Law lord Johan Steyn was a principled champion of basic human rights, free speech, democracy and the rule of law, and his liberal and often outspoken views angered many, not least the Blair and Bush administrations following the Iraq War and its aftermath.
His outspokenness resulted in the Blair Government breaking with precedent to block his appointment to a House of Lords’ judicial committee. It was the first time that a government had ever sought, and obtained, an alteration in the composition of this judicial committee.
During his 10 years as a law lord, Steyn never opened his mouth in the chamber of the House of Lords, believing that judges should play no part in Parliament. However, throughout his years on the bench, his strongly held views made themselves heard, but only through his court judgments, lectures to lawyers and fellow judges, and articles in academic journals.

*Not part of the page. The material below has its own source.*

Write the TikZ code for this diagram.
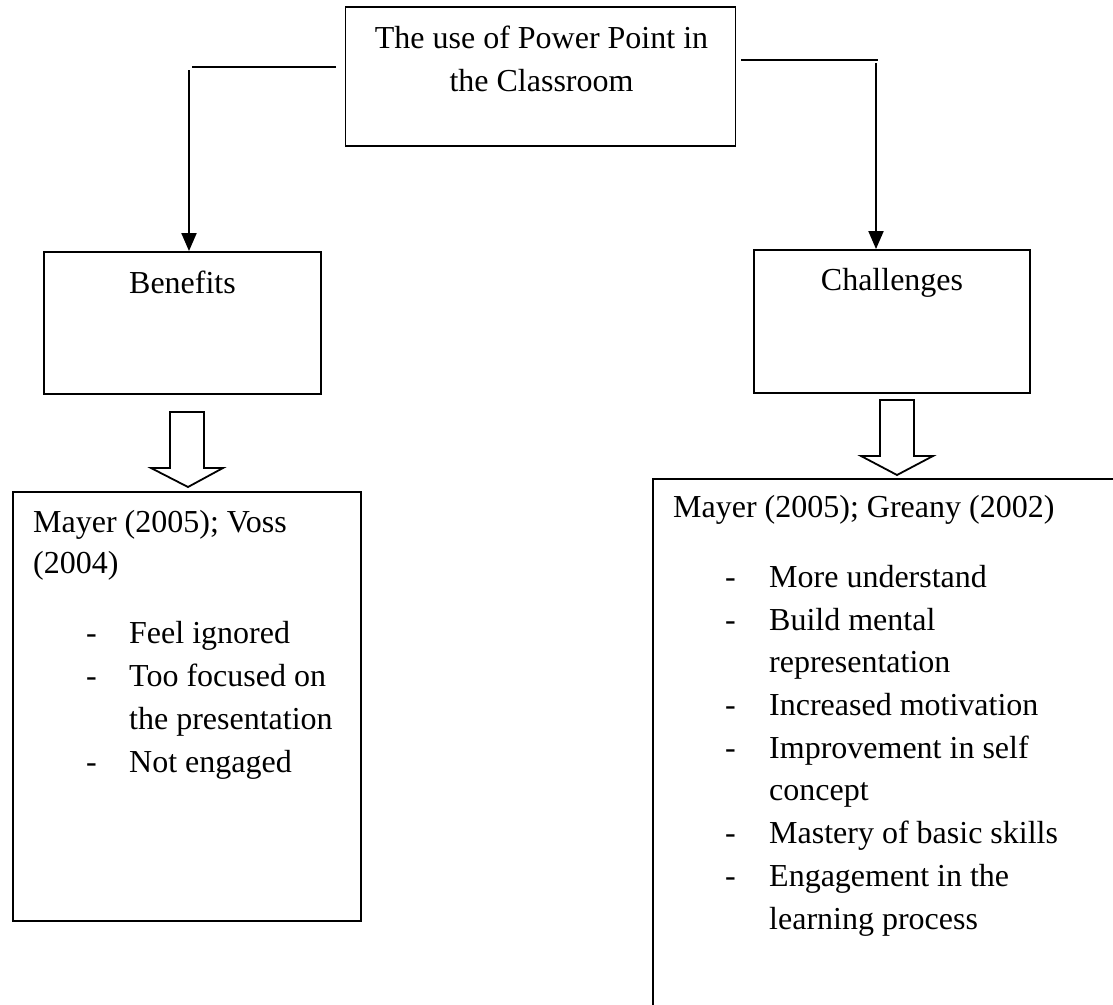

He was also a leading advocate of the principle that judges should not defer to Parliament and politicians simply because politicians are accountable to the electorate. Judges too have a duty to the public, he argued, and should not simply take ministers’ word for it, but should probe and seek evidence.
In November 2003, Steyn, a native Afrikaner, made headlines as a serving judge when the international media picked up a lecture to colleagues in which he branded Guantanamo Bay “a monstrous failure of justice, which is a hellhole of utter lawlessness”. He said that America’s trial by military tribunal amounted to “a kangaroo court which makes a mockery of justice”. His card was marked by the British Government.

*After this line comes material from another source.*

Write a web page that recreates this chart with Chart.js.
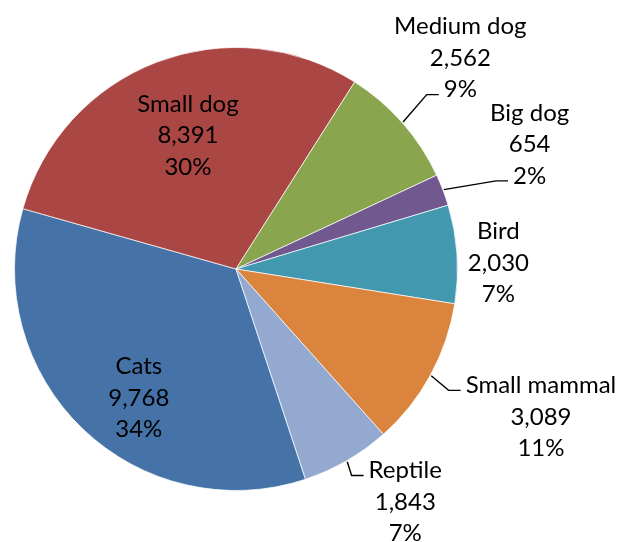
<!DOCTYPE html>
<html>
<head>
<meta charset="utf-8">
<title>Pets</title>
<script src="https://cdn.jsdelivr.net/npm/chart.js@4.4.1/dist/chart.umd.min.js"></script>
<style>
    html, body { margin: 0; padding: 0; background: #ffffff; }
    #wrap { width: 619px; height: 542px; position: relative; }
</style>
</head>
<body>
<div id="wrap"><canvas id="petChart"></canvas></div>
<script>
// Chart data
const categories = ['Cats', 'Small dog', 'Medium dog', 'Big dog', 'Bird', 'Small mammal', 'Reptile'];
const petCounts = [9768, 8391, 2562, 654, 2030, 3089, 1843];
const sliceColors = ['#4572A7', '#AA4643', '#89A54E', '#71588F', '#4198AF', '#DB843D', '#93A9CF'];

// Label placement relative to each slice: distance (x outer radius), angle shift (deg), leader line
const labelPlacement = [
    { dist: 0.73, shift: -6.8, leader: false },
    { dist: 0.64, shift: 1.1, leader: false },
    { dist: 1.39, shift: -1.9, leader: true },
    { dist: 1.44, shift: -2.1, leader: true },
    { dist: 1.185, shift: 2.5, leader: false },
    { dist: 1.53, shift: -2.8, leader: true },
    { dist: 1.30, shift: -6.0, leader: true }
];

// Draw the data labels and leader lines
const sliceLabels = {
    id: 'sliceLabels',
    afterDatasetsDraw(chart) {
        const ctx = chart.ctx;
        const meta = chart.getDatasetMeta(0);
        const values = chart.data.datasets[0].data;
        const total = values.reduce((a, b) => a + b, 0);
        const lineHeight = 31.5;

        ctx.save();
        ctx.font = '24px Lato';
        ctx.textAlign = 'center';
        ctx.textBaseline = 'middle';
        ctx.fillStyle = '#000000';
        ctx.strokeStyle = '#000000';
        ctx.lineWidth = 1.4;

        meta.data.forEach((arc, i) => {
            const p = arc.getProps(['x', 'y', 'startAngle', 'endAngle', 'outerRadius'], true);
            const mid = (p.startAngle + p.endAngle) / 2;
            const place = labelPlacement[i];
            const a = mid + place.shift * Math.PI / 180;
            const r = p.outerRadius * place.dist;
            const cx = p.x + Math.cos(a) * r;
            const cy = p.y + Math.sin(a) * r;

            const lines = [
                chart.data.labels[i],
                values[i].toLocaleString('en-US'),
                Math.round(values[i] / total * 100) + '%'
            ];
            lines.forEach((text, k) => {
                ctx.fillText(text, cx, cy + (k - 1) * lineHeight);
            });

            if (place.leader) {
                const k = cy < p.y ? 2 : 0;
                const w = ctx.measureText(lines[k]).width;
                const endX = cx - w / 2 - 5;
                const endY = cy + (k - 1) * lineHeight + 5;
                const elbowX = endX - 12;
                const startX = p.x + Math.cos(mid) * (p.outerRadius + 1);
                const startY = p.y + Math.sin(mid) * (p.outerRadius + 1);
                ctx.beginPath();
                ctx.moveTo(startX, startY);
                ctx.lineTo(elbowX, endY);
                ctx.lineTo(endX, endY);
                ctx.stroke();
            }
        });
        ctx.restore();
    }
};

function initializePetChart() {
    const ctx = document.getElementById('petChart');
    if (!ctx) return;

    new Chart(ctx, {
        type: 'pie',
        data: {
            labels: categories,
            datasets: [{
                data: petCounts,
                backgroundColor: sliceColors,
                borderColor: 'rgba(255, 255, 255, 0.7)',
                borderWidth: 1
            }]
        },
        options: {
            responsive: true,
            maintainAspectRatio: false,
            animation: false,
            rotation: 161.7,
            layout: {
                padding: { left: 14, right: 161, top: 47, bottom: 51 }
            },
            plugins: {
                legend: { display: false },
                tooltip: { enabled: false }
            }
        },
        plugins: [sliceLabels]
    });
}

document.addEventListener('DOMContentLoaded', initializePetChart);
</script>
</body>
</html>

Steyn then publicly attacked Lord Hoffmann, a fellow law lord and Afrikaner, for suggesting that the courts should not interfere with certain government decisions. “In troubled times,” he noted, “there is an ever-present danger of the seductive but misconceived judicial mindset that ‘after all, we are on the same side as the government’.” This, he added, was a “slippery slope, which tends to sap the will of judges to face up to a government guilty of abuse of power”.
Two years earlier, when Britain introduced executive detention without trial, Steyn had responded by delivering another scathing lecture to the judiciary. He expressed the view that the UK opt-out from the European convention on human rights, which the Government had to do to bring in the legislation, was “not justified”.